**Required task:**
Reproduce nothing but the lines from the start of the material through the line that includes "time = [round(i * 0.1, 1) for i in range(91)]", both ends included, and omit every picture.

****************************************

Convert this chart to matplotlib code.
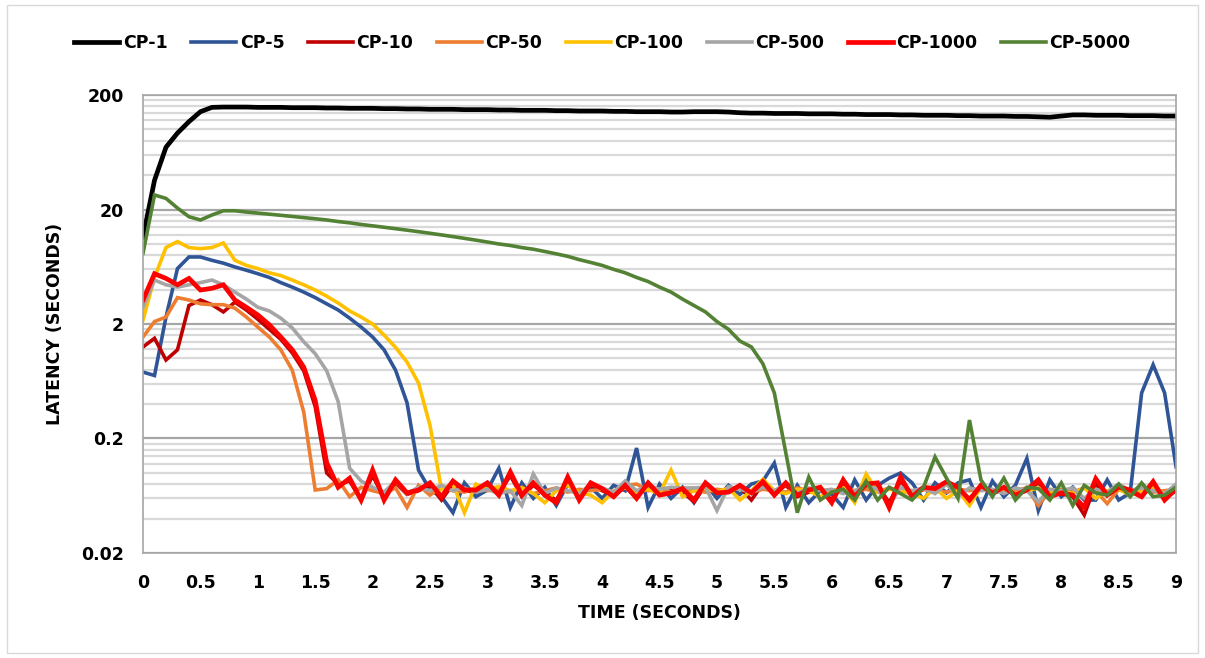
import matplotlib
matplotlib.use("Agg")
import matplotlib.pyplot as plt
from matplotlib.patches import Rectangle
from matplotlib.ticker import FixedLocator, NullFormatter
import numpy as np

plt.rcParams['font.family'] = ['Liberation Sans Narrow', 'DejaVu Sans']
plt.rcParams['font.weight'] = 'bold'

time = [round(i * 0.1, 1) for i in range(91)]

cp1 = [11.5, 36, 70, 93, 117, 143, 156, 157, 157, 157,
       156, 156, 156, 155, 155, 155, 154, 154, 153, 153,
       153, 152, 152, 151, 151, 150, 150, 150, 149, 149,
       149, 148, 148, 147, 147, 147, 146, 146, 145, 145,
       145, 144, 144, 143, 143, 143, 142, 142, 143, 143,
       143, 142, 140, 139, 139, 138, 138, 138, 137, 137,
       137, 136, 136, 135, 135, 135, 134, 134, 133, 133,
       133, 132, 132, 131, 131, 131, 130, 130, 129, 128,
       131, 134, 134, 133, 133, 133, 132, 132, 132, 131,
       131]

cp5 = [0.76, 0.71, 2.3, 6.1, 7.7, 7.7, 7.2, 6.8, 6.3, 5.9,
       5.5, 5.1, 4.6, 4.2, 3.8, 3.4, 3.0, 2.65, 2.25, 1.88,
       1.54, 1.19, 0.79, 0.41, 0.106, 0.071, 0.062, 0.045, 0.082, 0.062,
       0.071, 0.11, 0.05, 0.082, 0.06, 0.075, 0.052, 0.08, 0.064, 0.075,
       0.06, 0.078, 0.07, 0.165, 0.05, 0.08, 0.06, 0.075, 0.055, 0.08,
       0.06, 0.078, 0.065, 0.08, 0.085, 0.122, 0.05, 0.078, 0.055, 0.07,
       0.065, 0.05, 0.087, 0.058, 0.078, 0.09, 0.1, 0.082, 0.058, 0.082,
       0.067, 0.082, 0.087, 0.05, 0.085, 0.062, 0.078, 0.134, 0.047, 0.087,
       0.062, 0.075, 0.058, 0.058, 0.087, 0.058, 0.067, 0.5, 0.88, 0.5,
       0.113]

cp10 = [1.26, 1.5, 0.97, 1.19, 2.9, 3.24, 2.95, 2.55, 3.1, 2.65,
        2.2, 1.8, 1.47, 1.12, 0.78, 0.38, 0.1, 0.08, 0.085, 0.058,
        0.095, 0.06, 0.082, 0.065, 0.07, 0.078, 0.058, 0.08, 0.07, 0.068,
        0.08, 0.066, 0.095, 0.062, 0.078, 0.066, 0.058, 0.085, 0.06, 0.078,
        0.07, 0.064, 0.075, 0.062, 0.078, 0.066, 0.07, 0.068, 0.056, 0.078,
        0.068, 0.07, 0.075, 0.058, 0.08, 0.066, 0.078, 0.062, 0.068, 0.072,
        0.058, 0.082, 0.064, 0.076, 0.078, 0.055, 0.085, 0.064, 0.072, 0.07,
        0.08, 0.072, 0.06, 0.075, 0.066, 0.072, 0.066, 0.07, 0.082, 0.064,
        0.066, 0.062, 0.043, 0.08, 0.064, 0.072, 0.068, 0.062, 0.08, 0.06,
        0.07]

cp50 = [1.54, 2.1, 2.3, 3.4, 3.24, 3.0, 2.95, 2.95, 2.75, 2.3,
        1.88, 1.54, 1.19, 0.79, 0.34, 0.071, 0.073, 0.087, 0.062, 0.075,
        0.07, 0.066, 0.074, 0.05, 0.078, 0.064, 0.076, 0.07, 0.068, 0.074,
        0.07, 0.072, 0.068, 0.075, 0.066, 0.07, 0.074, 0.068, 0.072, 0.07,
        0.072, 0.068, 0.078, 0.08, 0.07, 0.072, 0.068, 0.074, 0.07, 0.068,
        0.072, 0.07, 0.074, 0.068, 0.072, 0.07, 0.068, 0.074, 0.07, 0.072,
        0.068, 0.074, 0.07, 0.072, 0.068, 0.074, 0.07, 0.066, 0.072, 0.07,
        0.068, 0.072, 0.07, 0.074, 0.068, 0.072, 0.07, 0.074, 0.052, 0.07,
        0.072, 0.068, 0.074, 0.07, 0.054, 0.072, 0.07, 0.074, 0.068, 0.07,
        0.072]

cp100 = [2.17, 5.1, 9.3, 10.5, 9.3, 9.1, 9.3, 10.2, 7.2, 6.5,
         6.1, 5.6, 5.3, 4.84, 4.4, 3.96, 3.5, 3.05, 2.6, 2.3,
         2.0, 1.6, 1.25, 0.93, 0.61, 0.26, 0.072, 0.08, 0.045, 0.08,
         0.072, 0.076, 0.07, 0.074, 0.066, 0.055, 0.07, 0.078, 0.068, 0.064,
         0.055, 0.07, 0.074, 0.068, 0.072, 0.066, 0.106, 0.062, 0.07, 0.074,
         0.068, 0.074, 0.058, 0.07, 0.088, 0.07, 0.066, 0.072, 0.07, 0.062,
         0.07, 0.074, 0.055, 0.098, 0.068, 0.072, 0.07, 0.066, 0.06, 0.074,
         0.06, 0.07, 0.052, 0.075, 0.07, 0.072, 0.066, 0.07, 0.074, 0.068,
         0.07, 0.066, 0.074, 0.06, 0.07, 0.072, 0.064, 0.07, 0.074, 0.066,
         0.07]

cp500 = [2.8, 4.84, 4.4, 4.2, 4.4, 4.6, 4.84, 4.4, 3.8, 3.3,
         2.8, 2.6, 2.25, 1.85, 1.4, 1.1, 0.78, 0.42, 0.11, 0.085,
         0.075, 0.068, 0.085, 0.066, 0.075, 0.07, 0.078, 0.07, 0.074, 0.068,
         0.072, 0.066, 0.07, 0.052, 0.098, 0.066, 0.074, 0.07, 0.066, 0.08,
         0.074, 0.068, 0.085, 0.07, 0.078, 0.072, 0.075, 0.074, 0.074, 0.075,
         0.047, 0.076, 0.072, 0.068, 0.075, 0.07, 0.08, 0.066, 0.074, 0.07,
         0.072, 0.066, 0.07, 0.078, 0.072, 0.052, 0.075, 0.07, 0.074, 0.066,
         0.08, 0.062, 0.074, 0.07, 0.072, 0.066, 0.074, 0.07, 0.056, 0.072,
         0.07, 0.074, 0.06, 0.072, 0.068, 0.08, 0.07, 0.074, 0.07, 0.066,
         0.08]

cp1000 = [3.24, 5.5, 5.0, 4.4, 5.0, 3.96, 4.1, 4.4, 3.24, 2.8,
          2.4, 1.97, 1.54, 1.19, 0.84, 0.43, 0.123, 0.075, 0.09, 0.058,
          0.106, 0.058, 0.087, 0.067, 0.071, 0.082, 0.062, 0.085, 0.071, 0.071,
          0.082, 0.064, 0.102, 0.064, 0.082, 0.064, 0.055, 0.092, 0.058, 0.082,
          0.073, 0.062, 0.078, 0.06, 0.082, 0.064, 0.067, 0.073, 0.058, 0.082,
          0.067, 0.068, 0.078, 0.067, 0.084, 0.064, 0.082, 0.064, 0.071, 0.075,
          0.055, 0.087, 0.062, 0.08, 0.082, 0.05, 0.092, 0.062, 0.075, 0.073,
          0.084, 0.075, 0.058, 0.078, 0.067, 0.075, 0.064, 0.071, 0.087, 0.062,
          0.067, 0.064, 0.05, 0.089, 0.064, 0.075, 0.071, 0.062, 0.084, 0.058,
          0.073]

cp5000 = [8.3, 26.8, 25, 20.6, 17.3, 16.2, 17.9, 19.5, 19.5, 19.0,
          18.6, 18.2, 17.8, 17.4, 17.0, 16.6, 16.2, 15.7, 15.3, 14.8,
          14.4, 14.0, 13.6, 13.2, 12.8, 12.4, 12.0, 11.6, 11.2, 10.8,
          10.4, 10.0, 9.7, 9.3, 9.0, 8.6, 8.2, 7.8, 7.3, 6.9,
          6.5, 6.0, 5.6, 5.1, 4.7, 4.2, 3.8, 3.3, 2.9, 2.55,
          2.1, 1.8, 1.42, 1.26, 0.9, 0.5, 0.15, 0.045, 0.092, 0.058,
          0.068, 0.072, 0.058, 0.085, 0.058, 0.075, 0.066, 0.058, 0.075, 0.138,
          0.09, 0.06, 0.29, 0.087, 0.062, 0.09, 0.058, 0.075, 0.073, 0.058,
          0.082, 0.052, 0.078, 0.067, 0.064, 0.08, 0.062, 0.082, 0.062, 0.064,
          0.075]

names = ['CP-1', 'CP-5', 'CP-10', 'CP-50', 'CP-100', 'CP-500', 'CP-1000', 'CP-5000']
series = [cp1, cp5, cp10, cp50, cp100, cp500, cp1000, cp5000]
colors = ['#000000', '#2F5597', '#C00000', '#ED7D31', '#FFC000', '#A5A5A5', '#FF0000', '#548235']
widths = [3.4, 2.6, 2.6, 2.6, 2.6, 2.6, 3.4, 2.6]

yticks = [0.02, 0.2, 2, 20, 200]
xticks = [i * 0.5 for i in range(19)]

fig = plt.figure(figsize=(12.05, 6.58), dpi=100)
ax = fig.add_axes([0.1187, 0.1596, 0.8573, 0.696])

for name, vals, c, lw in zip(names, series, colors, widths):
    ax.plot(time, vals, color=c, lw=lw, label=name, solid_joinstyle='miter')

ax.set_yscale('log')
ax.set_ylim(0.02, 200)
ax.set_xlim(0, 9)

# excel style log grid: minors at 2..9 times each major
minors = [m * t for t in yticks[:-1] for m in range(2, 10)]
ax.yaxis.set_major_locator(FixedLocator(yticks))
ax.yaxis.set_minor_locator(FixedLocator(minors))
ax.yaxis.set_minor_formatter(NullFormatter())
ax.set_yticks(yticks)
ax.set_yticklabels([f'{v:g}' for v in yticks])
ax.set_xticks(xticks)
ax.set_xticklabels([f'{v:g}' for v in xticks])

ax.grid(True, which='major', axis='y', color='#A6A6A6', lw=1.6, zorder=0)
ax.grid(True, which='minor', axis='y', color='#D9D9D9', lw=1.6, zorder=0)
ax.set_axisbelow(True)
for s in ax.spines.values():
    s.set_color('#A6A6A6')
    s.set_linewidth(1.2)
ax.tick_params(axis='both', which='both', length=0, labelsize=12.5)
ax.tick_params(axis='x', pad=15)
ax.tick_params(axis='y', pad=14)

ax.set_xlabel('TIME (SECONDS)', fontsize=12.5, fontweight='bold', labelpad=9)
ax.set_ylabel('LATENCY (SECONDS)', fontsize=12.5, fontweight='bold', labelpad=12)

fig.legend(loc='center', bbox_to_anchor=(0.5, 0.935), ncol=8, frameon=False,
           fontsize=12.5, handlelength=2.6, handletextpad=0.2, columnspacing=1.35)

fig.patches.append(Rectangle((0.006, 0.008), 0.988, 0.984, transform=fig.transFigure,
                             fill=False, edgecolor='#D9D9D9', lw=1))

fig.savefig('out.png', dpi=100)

****************************************

**Exercise solution:**
Convert this chart to matplotlib code.
import matplotlib
matplotlib.use("Agg")
import matplotlib.pyplot as plt
from matplotlib.patches import Rectangle
from matplotlib.ticker import FixedLocator, NullFormatter
import numpy as np

plt.rcParams['font.family'] = ['Liberation Sans Narrow', 'DejaVu Sans']
plt.rcParams['font.weight'] = 'bold'

time = [round(i * 0.1, 1) for i in range(91)]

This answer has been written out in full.